▶ [REQUIRED TASK] Quote all of the data that follows exactly as written, skipping the images.

▶ [RECORDED DATA]
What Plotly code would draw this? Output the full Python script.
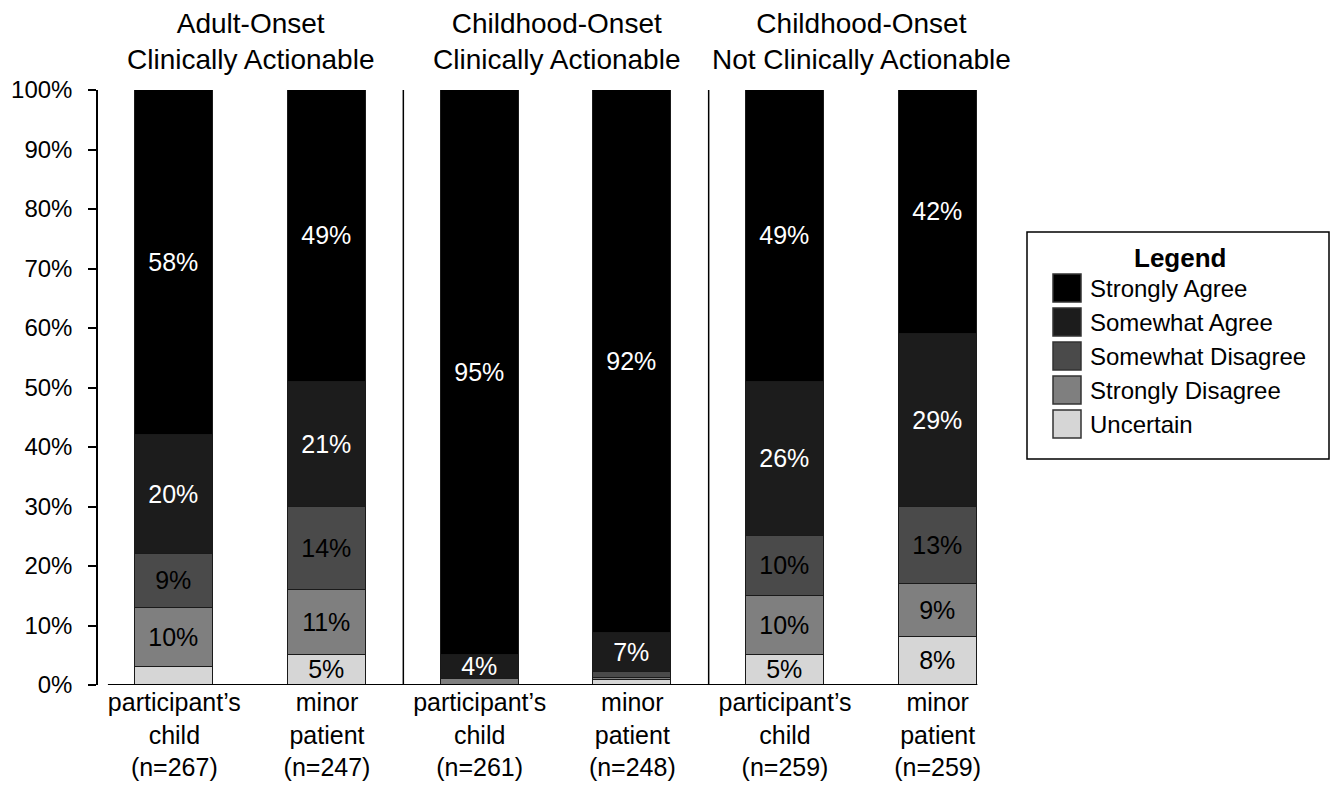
import plotly.graph_objects as go

# ---------------- data ----------------
categories = [
    "participant’s<br>child<br>(n=267)",
    "minor<br>patient<br>(n=247)",
    "participant’s<br>child<br>(n=261)",
    "minor<br>patient<br>(n=248)",
    "participant’s<br>child<br>(n=259)",
    "minor<br>patient<br>(n=259)",
]
group_titles = [
    "Adult-Onset<br>Clinically Actionable",
    "Childhood-Onset<br>Clinically Actionable",
    "Childhood-Onset<br>Not Clinically Actionable",
]
series_names = ["Uncertain", "Strongly Disagree", "Somewhat Disagree",
                "Somewhat Agree", "Strongly Agree"]

uncertain = [3, 5, 0, 0.8, 5, 8]
strongly_disagree = [10, 11, 1, 0.4, 10, 9]
somewhat_disagree = [9, 14, 0, 1, 10, 13]
somewhat_agree = [20, 21, 4, 6.5, 26, 29]
strongly_agree = [58, 49, 95, 91.3, 49, 41]

uncertain_labels = ["", "5%", "", "", "5%", "8%"]
strongly_disagree_labels = ["10%", "11%", "", "", "10%", "9%"]
somewhat_disagree_labels = ["9%", "14%", "", "", "10%", "13%"]
somewhat_agree_labels = ["20%", "21%", "4%", "7%", "26%", "29%"]
strongly_agree_labels = ["58%", "49%", "95%", "92%", "49%", "42%"]

y_ticks = [0, 10, 20, 30, 40, 50, 60, 70, 80, 90, 100]

# ---------------- styles ----------------
FONT = "Liberation Sans, Arial, sans-serif"
colors = ["#d6d6d6", "#7f7f7f", "#4a4a4a", "#1c1c1c", "#000000"]
text_colors = ["black", "black", "black", "white", "white"]
values = [uncertain, strongly_disagree, somewhat_disagree, somewhat_agree, strongly_agree]
labels = [uncertain_labels, strongly_disagree_labels, somewhat_disagree_labels,
          somewhat_agree_labels, strongly_agree_labels]

xpos = list(range(len(categories)))

fig = go.Figure()
for name, vals, lab, col, tcol in zip(series_names, values, labels, colors, text_colors):
    fig.add_trace(go.Bar(
        x=xpos, y=vals, name=name,
        marker=dict(color=col, line=dict(color="#1a1a1a", width=1.5)),
        width=0.51,
        text=lab, textposition="inside", insidetextanchor="middle",
        textfont=dict(color=tcol, size=25, family=FONT),
        hoverinfo="skip", showlegend=False,
    ))

# group separators
for xs in [1.5, 3.5]:
    fig.add_shape(type="line", xref="x", yref="y", x0=xs, x1=xs, y0=0, y1=100.5,
                  line=dict(color="black", width=1.5))
# x axis baseline
fig.add_shape(type="line", xref="x", yref="y", x0=-0.435, x1=5.26, y0=0, y1=0,
              line=dict(color="black", width=2))

for i, t in enumerate(group_titles):
    fig.add_annotation(text=t, x=2 * i + 0.5, xref="x", y=1, yref="paper",
                       yanchor="bottom", yshift=13, showarrow=False,
                       font=dict(size=28, family=FONT, color="black"))

# ---------------- legend (drawn in paper coordinates) ----------------
PW, PH, L, B = 916.0, 595.0, 98.0, 685.0


def px(xp):
    return (xp - L) / PW


def py(yp):
    return (B - yp) / PH


fig.add_shape(type="rect", xref="paper", yref="paper",
              x0=px(1027), x1=px(1329), y0=py(459), y1=py(232),
              line=dict(color="black", width=1.5), fillcolor="white")
fig.add_annotation(text="<b>Legend</b>", xref="paper", yref="paper",
                   x=px(1180), y=py(258), xanchor="center", yanchor="middle",
                   showarrow=False, font=dict(size=26, family=FONT, color="black"))
legend_order = list(reversed(range(len(series_names))))
for k, idx in enumerate(legend_order):
    cy = 288 + 34 * k
    fig.add_shape(type="rect", xref="paper", yref="paper",
                  x0=px(1053), x1=px(1081), y0=py(cy + 14), y1=py(cy - 14),
                  line=dict(color="#333333", width=1.5), fillcolor=colors[idx])
    fig.add_annotation(text=series_names[idx], xref="paper", yref="paper",
                       x=px(1088), y=py(cy), xanchor="left", yanchor="middle",
                       showarrow=False,
                       font=dict(size=24, family=FONT, color="black"))

fig.update_layout(
    barmode="stack",
    width=1336, height=785,
    margin=dict(l=98, r=322, t=90, b=100, autoexpand=False),
    paper_bgcolor="white", plot_bgcolor="white",
    font=dict(family=FONT, color="black", size=22),
    uniformtext=dict(minsize=25, mode="show"),
    bargap=0,
    showlegend=False,
    xaxis=dict(
        tickmode="array", tickvals=xpos, ticktext=categories,
        range=[-0.5, 5.5], showline=False, ticks="", showgrid=False,
        zeroline=False, tickfont=dict(size=25, family=FONT), automargin=False,
    ),
    yaxis=dict(
        range=[0, 100], tickmode="array", tickvals=y_ticks,
        ticktext=[f"{v}%" for v in y_ticks],
        showline=True, linecolor="black", linewidth=1.5,
        ticks="outside", ticklen=8, tickcolor="black", tickwidth=1.5,
        showgrid=False, zeroline=False, ticklabelstandoff=11,
        tickfont=dict(size=24, family=FONT), automargin=False,
    ),
)

fig.write_html("out.html")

▶ [WORKED ANSWER]
What Plotly code would draw this? Output the full Python script.
import plotly.graph_objects as go

# ---------------- data ----------------
categories = [
    "participant’s<br>child<br>(n=267)",
    "minor<br>patient<br>(n=247)",
    "participant’s<br>child<br>(n=261)",
    "minor<br>patient<br>(n=248)",
    "participant’s<br>child<br>(n=259)",
    "minor<br>patient<br>(n=259)",
]
group_titles = [
    "Adult-Onset<br>Clinically Actionable",
    "Childhood-Onset<br>Clinically Actionable",
    "Childhood-Onset<br>Not Clinically Actionable",
]
series_names = ["Uncertain", "Strongly Disagree", "Somewhat Disagree",
                "Somewhat Agree", "Strongly Agree"]

uncertain = [3, 5, 0, 0.8, 5, 8]
strongly_disagree = [10, 11, 1, 0.4, 10, 9]
somewhat_disagree = [9, 14, 0, 1, 10, 13]
somewhat_agree = [20, 21, 4, 6.5, 26, 29]
strongly_agree = [58, 49, 95, 91.3, 49, 41]

uncertain_labels = ["", "5%", "", "", "5%", "8%"]
strongly_disagree_labels = ["10%", "11%", "", "", "10%", "9%"]
somewhat_disagree_labels = ["9%", "14%", "", "", "10%", "13%"]
somewhat_agree_labels = ["20%", "21%", "4%", "7%", "26%", "29%"]
strongly_agree_labels = ["58%", "49%", "95%", "92%", "49%", "42%"]

y_ticks = [0, 10, 20, 30, 40, 50, 60, 70, 80, 90, 100]

# ---------------- styles ----------------
FONT = "Liberation Sans, Arial, sans-serif"
colors = ["#d6d6d6", "#7f7f7f", "#4a4a4a", "#1c1c1c", "#000000"]
text_colors = ["black", "black", "black", "white", "white"]
values = [uncertain, strongly_disagree, somewhat_disagree, somewhat_agree, strongly_agree]
labels = [uncertain_labels, strongly_disagree_labels, somewhat_disagree_labels,
          somewhat_agree_labels, strongly_agree_labels]

xpos = list(range(len(categories)))

fig = go.Figure()
for name, vals, lab, col, tcol in zip(series_names, values, labels, colors, text_colors):
    fig.add_trace(go.Bar(
        x=xpos, y=vals, name=name,
        marker=dict(color=col, line=dict(color="#1a1a1a", width=1.5)),
        width=0.51,
        text=lab, textposition="inside", insidetextanchor="middle",
        textfont=dict(color=tcol, size=25, family=FONT),
        hoverinfo="skip", showlegend=False,
    ))

# group separators
for xs in [1.5, 3.5]:
    fig.add_shape(type="line", xref="x", yref="y", x0=xs, x1=xs, y0=0, y1=100.5,
                  line=dict(color="black", width=1.5))
# x axis baseline
fig.add_shape(type="line", xref="x", yref="y", x0=-0.435, x1=5.26, y0=0, y1=0,
              line=dict(color="black", width=2))

for i, t in enumerate(group_titles):
    fig.add_annotation(text=t, x=2 * i + 0.5, xref="x", y=1, yref="paper",
                       yanchor="bottom", yshift=13, showarrow=False,
                       font=dict(size=28, family=FONT, color="black"))

# ---------------- legend (drawn in paper coordinates) ----------------
PW, PH, L, B = 916.0, 595.0, 98.0, 685.0


def px(xp):
    return (xp - L) / PW


def py(yp):
    return (B - yp) / PH


fig.add_shape(type="rect", xref="paper", yref="paper",
              x0=px(1027), x1=px(1329), y0=py(459), y1=py(232),
              line=dict(color="black", width=1.5), fillcolor="white")
fig.add_annotation(text="<b>Legend</b>", xref="paper", yref="paper",
                   x=px(1180), y=py(258), xanchor="center", yanchor="middle",
                   showarrow=False, font=dict(size=26, family=FONT, color="black"))
legend_order = list(reversed(range(len(series_names))))
for k, idx in enumerate(legend_order):
    cy = 288 + 34 * k
    fig.add_shape(type="rect", xref="paper", yref="paper",
                  x0=px(1053), x1=px(1081), y0=py(cy + 14), y1=py(cy - 14),
                  line=dict(color="#333333", width=1.5), fillcolor=colors[idx])
    fig.add_annotation(text=series_names[idx], xref="paper", yref="paper",
                       x=px(1088), y=py(cy), xanchor="left", yanchor="middle",
                       showarrow=False,
                       font=dict(size=24, family=FONT, color="black"))

fig.update_layout(
    barmode="stack",
    width=1336, height=785,
    margin=dict(l=98, r=322, t=90, b=100, autoexpand=False),
    paper_bgcolor="white", plot_bgcolor="white",
    font=dict(family=FONT, color="black", size=22),
    uniformtext=dict(minsize=25, mode="show"),
    bargap=0,
    showlegend=False,
    xaxis=dict(
        tickmode="array", tickvals=xpos, ticktext=categories,
        range=[-0.5, 5.5], showline=False, ticks="", showgrid=False,
        zeroline=False, tickfont=dict(size=25, family=FONT), automargin=False,
    ),
    yaxis=dict(
        range=[0, 100], tickmode="array", tickvals=y_ticks,
        ticktext=[f"{v}%" for v in y_ticks],
        showline=True, linecolor="black", linewidth=1.5,
        ticks="outside", ticklen=8, tickcolor="black", tickwidth=1.5,
        showgrid=False, zeroline=False, ticklabelstandoff=11,
        tickfont=dict(size=24, family=FONT), automargin=False,
    ),
)

fig.write_html("out.html")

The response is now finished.